%%
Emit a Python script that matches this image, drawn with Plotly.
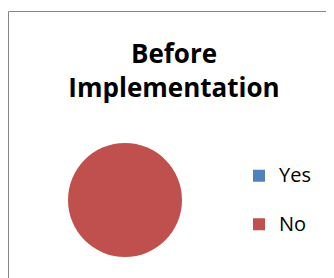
import plotly.graph_objects as go

labels = ["Yes", "No"]
values = [0, 100]
colors = ["#4F81BD", "#C0504D"]
title_lines = ["Before", "Implementation"]

W, H = 334, 278
OFF = 8  # page body margin offset

def fx(px):
    return (px - OFF) / W

def fy(py):
    return 1 - (py - OFF) / H

legend_labels = [
    '<span style="font-size:20px;baseline-shift:7px">%s</span>' % l for l in labels
]

fig = go.Figure(go.Pie(
    labels=legend_labels,
    values=values,
    marker=dict(colors=colors, line=dict(width=0)),
    textinfo="none",
    hovertext=labels,
    hoverinfo="text+percent",
    sort=False,
    direction="clockwise",
    domain=dict(x=[fx(68), fx(182)], y=[fy(257), fy(143)]),
))

fig.update_layout(
    width=W, height=H,
    margin=dict(l=0, r=0, t=0, b=0),
    paper_bgcolor="white",
    font=dict(family="Open Sans, sans-serif", color="black"),
    title=dict(
        text="<b>" + "<br>".join(title_lines) + "</b>",
        x=fx(174), xanchor="center",
        y=fy(63), yanchor="top",
        font=dict(size=26, family="Open Sans, sans-serif", color="black"),
    ),
    legend=dict(
        x=fx(239), xanchor="left",
        y=fy(200), yanchor="middle",
        font=dict(size=35, color="black"),
        bgcolor="rgba(0,0,0,0)",
    ),
    shapes=[dict(
        type="rect", xref="paper", yref="paper",
        x0=fx(8.5), x1=1.2, y0=-0.2, y1=fy(11.5),
        line=dict(color="#868686", width=1),
        fillcolor="rgba(0,0,0,0)",
    )],
)

fig.write_html("out.html")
%%
▶ What to work on
Transcribe all the data word for word; the images stay out.

▶ Answer to the problem
Emit a Python script that matches this image, drawn with Plotly.
import plotly.graph_objects as go

labels = ["Yes", "No"]
values = [0, 100]
colors = ["#4F81BD", "#C0504D"]
title_lines = ["Before", "Implementation"]

W, H = 334, 278
OFF = 8  # page body margin offset

def fx(px):
    return (px - OFF) / W

def fy(py):
    return 1 - (py - OFF) / H

legend_labels = [
    '<span style="font-size:20px;baseline-shift:7px">%s</span>' % l for l in labels
]

fig = go.Figure(go.Pie(
    labels=legend_labels,
    values=values,
    marker=dict(colors=colors, line=dict(width=0)),
    textinfo="none",
    hovertext=labels,
    hoverinfo="text+percent",
    sort=False,
    direction="clockwise",
    domain=dict(x=[fx(68), fx(182)], y=[fy(257), fy(143)]),
))

fig.update_layout(
    width=W, height=H,
    margin=dict(l=0, r=0, t=0, b=0),
    paper_bgcolor="white",
    font=dict(family="Open Sans, sans-serif", color="black"),
    title=dict(
        text="<b>" + "<br>".join(title_lines) + "</b>",
        x=fx(174), xanchor="center",
        y=fy(63), yanchor="top",
        font=dict(size=26, family="Open Sans, sans-serif", color="black"),
    ),
    legend=dict(
        x=fx(239), xanchor="left",
        y=fy(200), yanchor="middle",
        font=dict(size=35, color="black"),
        bgcolor="rgba(0,0,0,0)",
    ),
    shapes=[dict(
        type="rect", xref="paper", yref="paper",
        x0=fx(8.5), x1=1.2, y0=-0.2, y1=fy(11.5),
        line=dict(color="#868686", width=1),
        fillcolor="rgba(0,0,0,0)",
    )],
)

fig.write_html("out.html")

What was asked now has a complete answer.